I’ve mentioned to you in other Divergences the way that I believe Luke knew and used Matthew (and maybe Mark) to address his own overarching concern, the preservation of the unity between Jewish and Gentile Christians which was threatened by deep divisions. This concern of Luke’s seems to me to govern most of his choices about what to include, what not to include, and how to order the telling of the story.

In this week’s telling of Jesus’ temptations in the wilderness we find one glaring difference from Matthew’s telling of the same events. Luke takes the second and third temptations and reverses them. That raises the fascinating question, “Why?” It may seem unimportant to you, but I don’t think it is. It would have been very simple for Luke to leave this section as he found it, but he needed to move the last two temptations around. Why?

I’m not certain, but here’s my take. Matthew concludes with Jesus on the mountain top, declaring that we shall worship God, and God alone. Jesus looks very much like Moses in this moment. Not just the mountaintop, but looking out on a world and having Satan tell Him he can rule it. It’s very much like the Moses atop Mount Nebo, when God shows him all the land of Canaan that He will give to the people of Israel, but tells Moses he shall not enter into it. Satan offers this to Jesus and Jesus declines. Of course Satan has no inkling that Jesus will one day rule over all those kingdom anyways.
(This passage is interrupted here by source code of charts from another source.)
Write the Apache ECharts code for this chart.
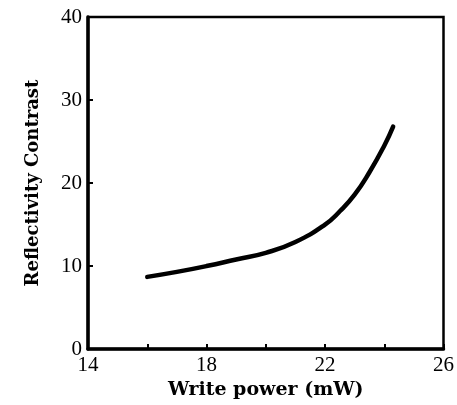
<!DOCTYPE html>
<html>
<head>
<meta charset="utf-8">
<script src="https://cdn.jsdelivr.net/npm/echarts@6/dist/echarts.min.js"></script>
<style>
  html, body { margin: 0; padding: 0; background: #fff; }
  #chart { width: 457px; height: 405px; }
</style>
</head>
<body>
<div id="chart"></div>
<script>
// write power (mW) and reflectivity contrast
const writePower = [16, 17, 18, 19, 20, 21, 22, 22.5, 23, 23.5, 24, 24.3];
const contrast = [8.7, 9.3, 10.0, 10.8, 11.6, 12.9, 15.0, 16.6, 18.6, 21.3, 24.5, 26.8];
const xLabels = [14, 18, 22, 26];

let chart = echarts.init(document.getElementById("chart"));
let font = "'Liberation Serif', 'DejaVu Serif', serif";
let titleFont = "'DejaVu Serif', 'Liberation Serif', serif";
let option = {
  backgroundColor: '#fff',
  animation: false,
  grid: {
    left: 88, right: 8, top: 17, bottom: 55,
    show: true,
    borderColor: '#000',
    borderWidth: 2.5
  },
  xAxis: {
    type: 'value',
    min: 14, max: 26, interval: 2,
    name: 'Write power (mW)',
    nameLocation: 'middle',
    nameGap: 30,
    nameTextStyle: { color: '#000', fontSize: 19, fontWeight: 'bold', fontFamily: titleFont },
    axisLine: { show: true, lineStyle: { color: '#000', width: 3.5 } },
    axisTick: { show: true, inside: true, length: 5, lineStyle: { color: '#000', width: 2 } },
    splitLine: { show: false },
    axisLabel: {
      color: '#000', fontSize: 21, fontFamily: font, margin: 6,
      formatter: v => xLabels.indexOf(v) >= 0 ? String(v) : ''
    }
  },
  yAxis: {
    type: 'value',
    min: 0, max: 40, interval: 10,
    name: 'Reflectivity Contrast',
    nameLocation: 'middle',
    nameGap: 46,
    nameTextStyle: { color: '#000', fontSize: 18, fontWeight: 'bold', fontFamily: titleFont },
    axisLine: { show: true, lineStyle: { color: '#000', width: 3.5 } },
    axisTick: { show: true, inside: true, length: 5, lineStyle: { color: '#000', width: 2 } },
    splitLine: { show: false },
    axisLabel: { color: '#000', fontSize: 21, fontFamily: font, margin: 6 }
  },
  series: [
    {
      type: 'line',
      smooth: true,
      symbol: 'none',
      data: writePower.map((x, i) => [x, contrast[i]]),
      lineStyle: { color: '#000', width: 4.5, cap: 'round' }
    }
  ]
};
chart.setOption(option);
</script>
</body>
</html>
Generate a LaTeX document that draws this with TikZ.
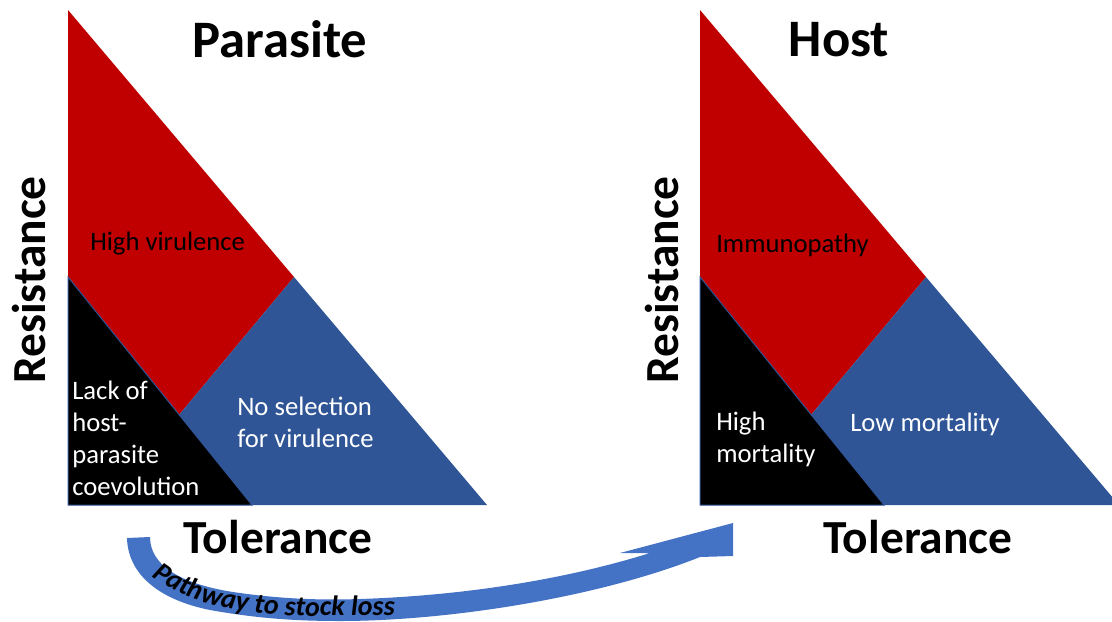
\documentclass[tikz,border=0pt]{standalone}
\usepackage{fontspec}
\setmainfont{Carlito}
\usetikzlibrary{decorations.text}
\definecolor{pred}{HTML}{C00000}
\definecolor{pblue}{HTML}{2F5597}
\definecolor{arrblue}{HTML}{4472C4}
\begin{document}
\begin{tikzpicture}[x=0.75pt,y=-0.75pt,
  title/.style={font=\bfseries\fontsize{35.6}{40}\selectfont, inner sep=0pt},
  bigtitle/.style={font=\bfseries\fontsize{39.5}{44}\selectfont, inner sep=0pt},
  lbl/.style={font=\fontsize{20}{24}\selectfont, align=left, anchor=west, inner sep=0pt},
  wlbl/.style={lbl, text=white},
  blackreg/.style={fill=black, draw=pblue, line width=0.75pt}]
\useasboundingbox (0,0) rectangle (1112,621);
\begin{scope}
\clip (0,0) rectangle (1112,621);
% left triangle (parasite)
\fill[pred] (68,10) -- (294,277) -- (179,415) -- (68,277) -- cycle;
\fill[pblue] (294,277) -- (487,505) -- (252,505) -- (179,415) -- cycle;
\filldraw[blackreg] (68,277) -- (252,505) -- (68,505) -- cycle;
% right triangle (host)
\fill[pred] (700,10) -- (926,277) -- (811,415) -- (700,277) -- cycle;
\fill[pblue] (926,277) -- (1119,505) -- (884,505) -- (811,415) -- cycle;
\filldraw[blackreg] (700,277) -- (884,505) -- (700,505) -- cycle;
% curved arrow
\fill[arrblue] (127,538) .. controls (128,575) and (160,600) .. (210,610)
  .. controls (260,619) and (300,621) .. (340,621)
  .. controls (450,621) and (600,597) .. (700,557)
  -- (733,556) -- (733,523) -- (620,553) -- (650,553)
  .. controls (580,575) and (480,595) .. (360,599)
  .. controls (330,600) and (290,600) .. (240,593)
  .. controls (180,585) and (150,565) .. (150,537) -- cycle;
\end{scope}
\path[decorate, decoration={text along path, text align=left,
  text={|\fontsize{21}{24}\selectfont\bfseries\itshape|Pathway to stock loss}}]
  (152,576) .. controls (185,603) and (240,615) .. (310,616) -- (460,615);
% titles and axes
\node[bigtitle] (ptitle) at (280,39) {Parasite};
\node[bigtitle] (htitle) at (839,40) {Host};
\node[title] (ptol) at (278,537) {Tolerance};
\node[title] (htol) at (918,537) {Tolerance};
\node[title, rotate=90] (pres) at (29,280) {Resistance};
\node[title, rotate=90] (hres) at (662,280) {Resistance};
% region labels
\node[lbl] (hv) at (90,244) {High virulence};
\node[lbl] (im) at (716,245) {Immunopathy};
\node[wlbl] (lack) at (72,438) {Lack of\\host-\\parasite\\coevolution};
\node[wlbl] (nosel) at (237,422) {No selection\\for virulence};
\node[wlbl] (himort) at (716,439) {High\\mortality};
\node[wlbl] (lomort) at (850,424) {Low mortality};
\end{tikzpicture}
\end{document}
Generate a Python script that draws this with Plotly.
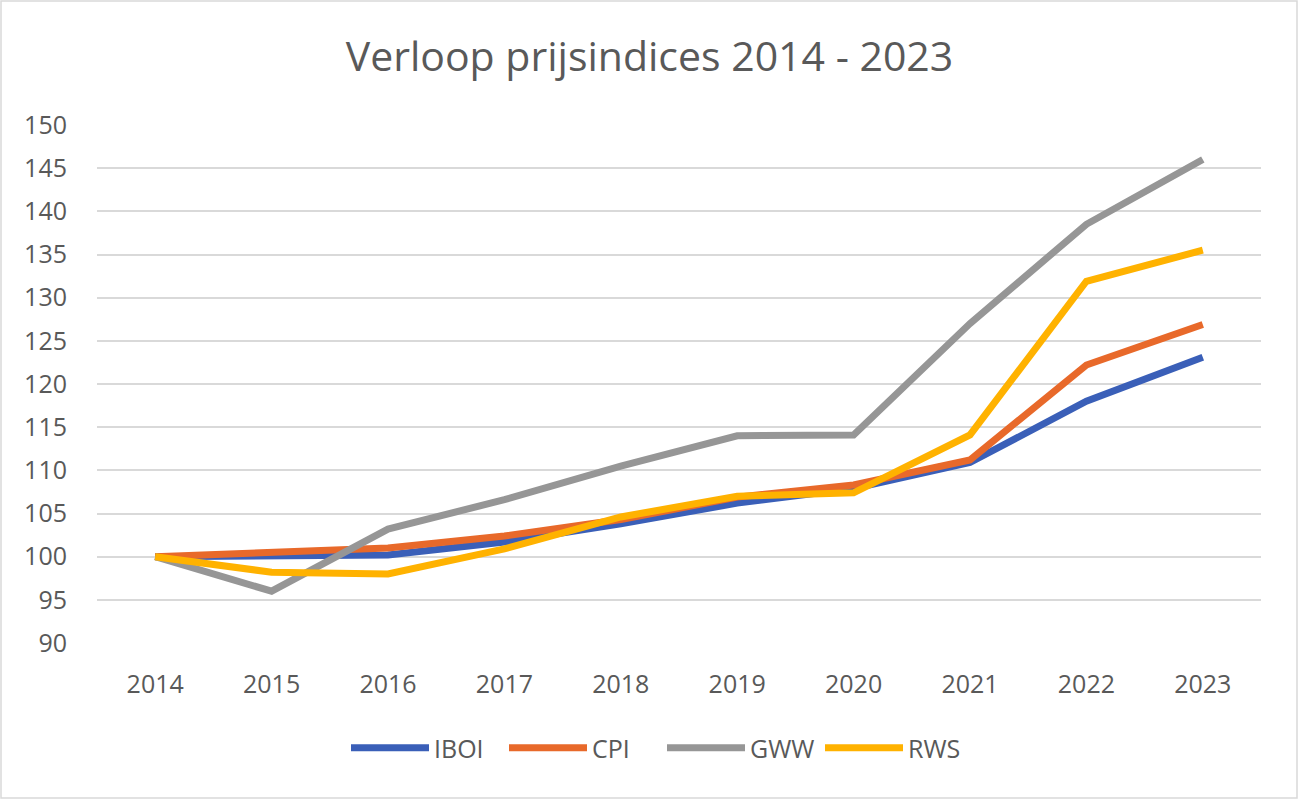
import plotly.graph_objects as go

years = ["2014", "2015", "2016", "2017", "2018", "2019", "2020", "2021", "2022", "2023"]
iboi = [100.0, 100.0, 100.2, 101.7, 103.8, 106.2, 107.9, 110.9, 118.0, 123.1]
cpi = [100.0, 100.6, 101.0, 102.4, 104.3, 106.9, 108.3, 111.2, 122.2, 126.9]
gww = [100.0, 96.0, 103.2, 106.6, 110.5, 114.0, 114.1, 127.0, 138.5, 146.0]
rws = [100.0, 98.2, 98.0, 100.9, 104.6, 107.0, 107.4, 114.1, 131.9, 135.5]

series = [("IBOI", iboi, "#3A5FB8"), ("CPI", cpi, "#E8692A"),
          ("GWW", gww, "#969696"), ("RWS", rws, "#FFB200")]

fig = go.Figure()
for name, vals, col in series:
    fig.add_trace(go.Scatter(x=years, y=vals, name=name, mode="lines",
                             line=dict(color=col, width=7)))

W, H = 1299, 800
ml, mr, mt, mb = 97, 38, 125, 157
pw, ph = W - ml - mr, H - mt - mb

fig.update_layout(
    width=W, height=H,
    margin=dict(l=ml, r=mr, t=mt, b=mb),
    paper_bgcolor="white", plot_bgcolor="white",
    font=dict(family="Open Sans", color="#595959", size=25),
    title=dict(text="Verloop prijsindices 2014 - 2023", x=0.5, xanchor="center",
               y=1 - 57 / H, yref="container", yanchor="middle",
               font=dict(size=41, color="#595959", family="Open Sans")),
    xaxis=dict(type="category", range=[-0.5, 9.5], showgrid=False,
               showline=False, ticks="", tickfont=dict(size=25, color="#595959"),
               ticklabelstandoff=24),
    yaxis=dict(range=[90, 150], dtick=5, showgrid=True, gridcolor="#D9D9D9",
               gridwidth=2, zeroline=False, showline=False, ticks="",
               tickfont=dict(size=25, color="#595959"), ticklabelstandoff=29),
    legend=dict(orientation="h", x=(662 - ml) / pw, xanchor="center",
                y=-(748 - (mt + ph)) / ph, yanchor="middle",
                font=dict(size=25, color="#595959"), itemwidth=78,
                entrywidth=65, entrywidthmode="pixels",
                traceorder="normal"),
    showlegend=True,
)

fig.add_shape(type="rect", xref="paper", yref="paper",
              x0=(1 - ml) / pw, x1=(W - 2 - ml) / pw,
              y0=-(H - 2 - mt - ph) / ph, y1=1 + (mt - 1) / ph,
              line=dict(color="#D9D9D9", width=1.5), fillcolor="rgba(0,0,0,0)",
              layer="below")

fig.write_html("out.html")
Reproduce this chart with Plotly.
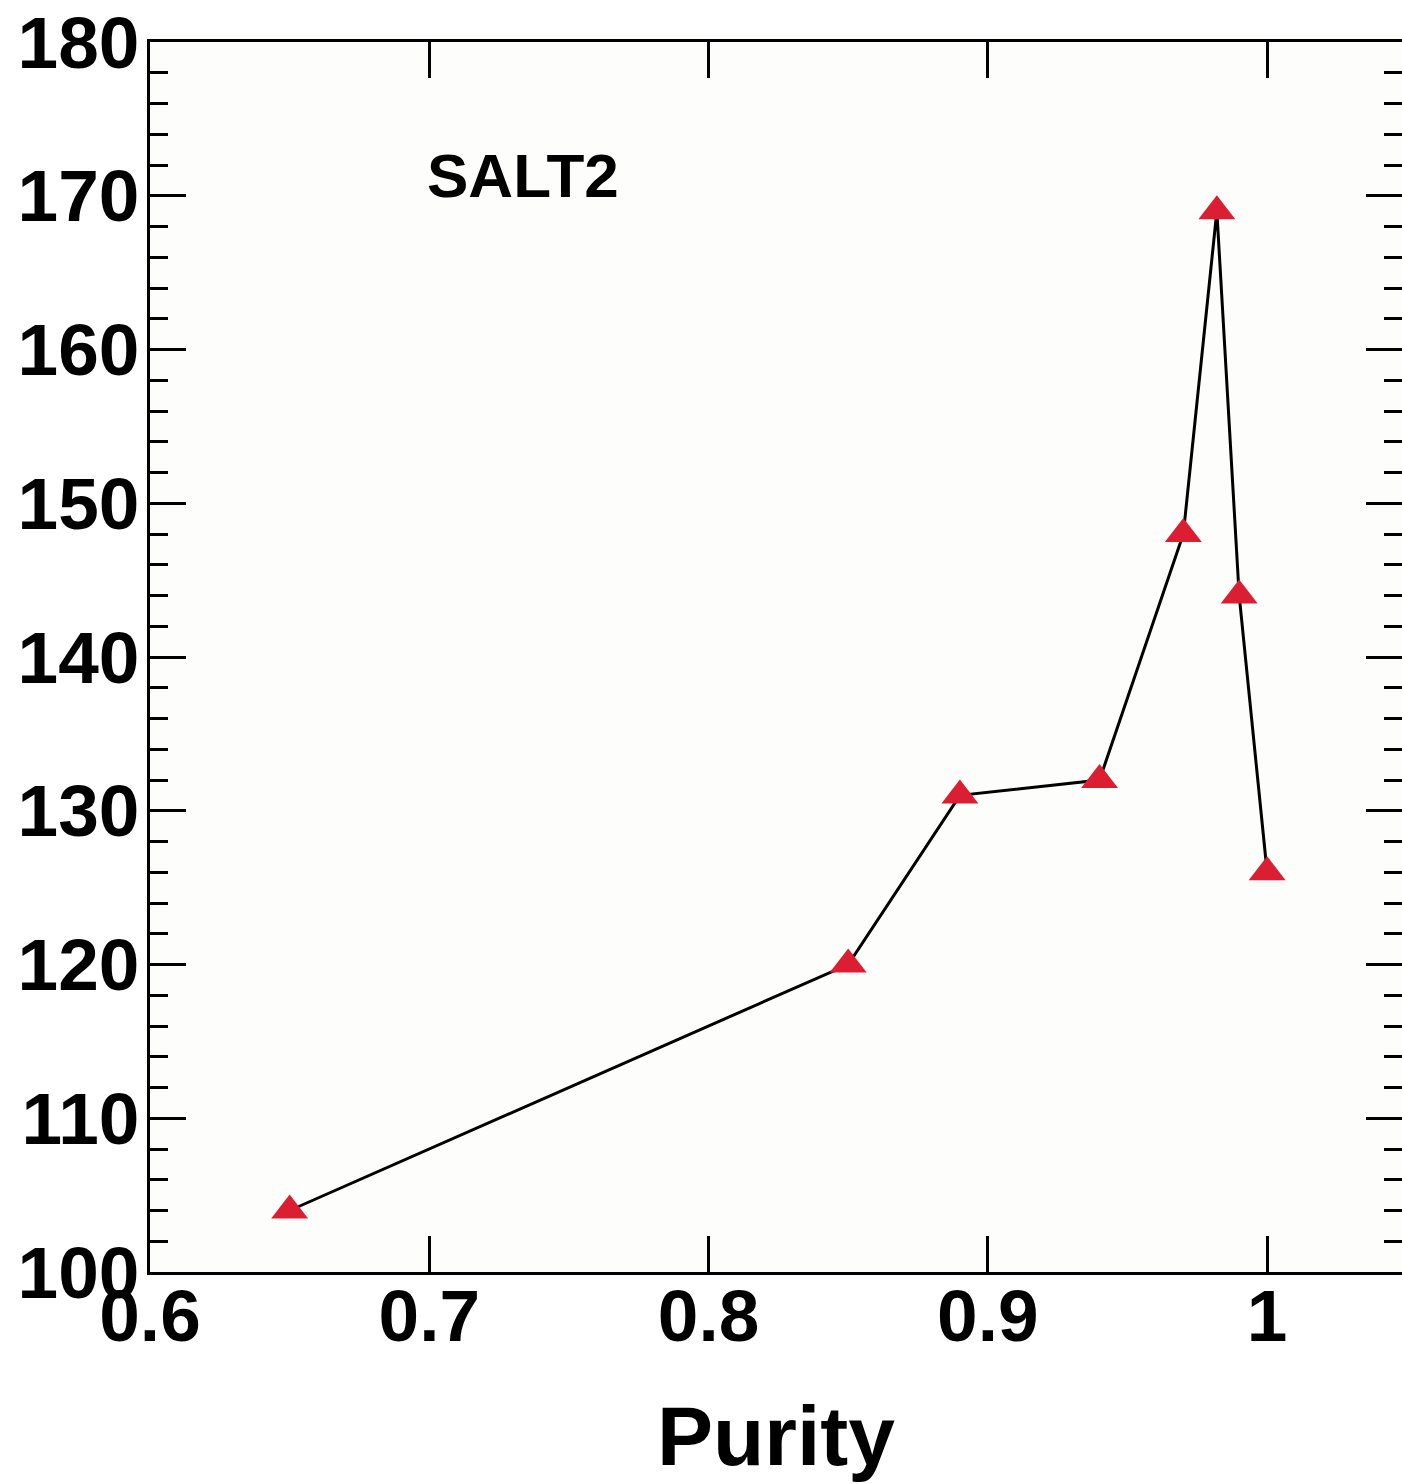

But that Jesus/Moses connection was vitally important to Matthew. We’ll find other similar links in Matthew’s Gospel as well.

But this isn’t as important to Luke. Luke goes to great pains to emphasize Jesus’ Jewishness, especially in the early chapters of the Gospel, His origins in Nazareth, His birth in Bethlehem, His parents’ obedience to the law, His presentation in the Temple, His visit to the Temple as a boy. But Luke doesn’t emphasize the Mosaic parallels. By moving the kingdoms temptation to the middle, Luke moves it out of the place of greatest impact, the “last word.” I don’t think he was trying to emphasize the “don’t put God to the test” trial, just de-emphasize the mountaintop temptation by putting it in the middle.

And then, just to make sure that at the ending of all that we don’t get caught up in that moment, Luke does a little foreshadowing, “And when the devil had ended every temptation, he departed from him until an opportune time.”

And that “opportune time” comes in Luke 22:3, “Then Satan entered into Judas called Iscariot, who was of the number of the twelve.”

We’ll get to that later in Lent! That’s enough for now.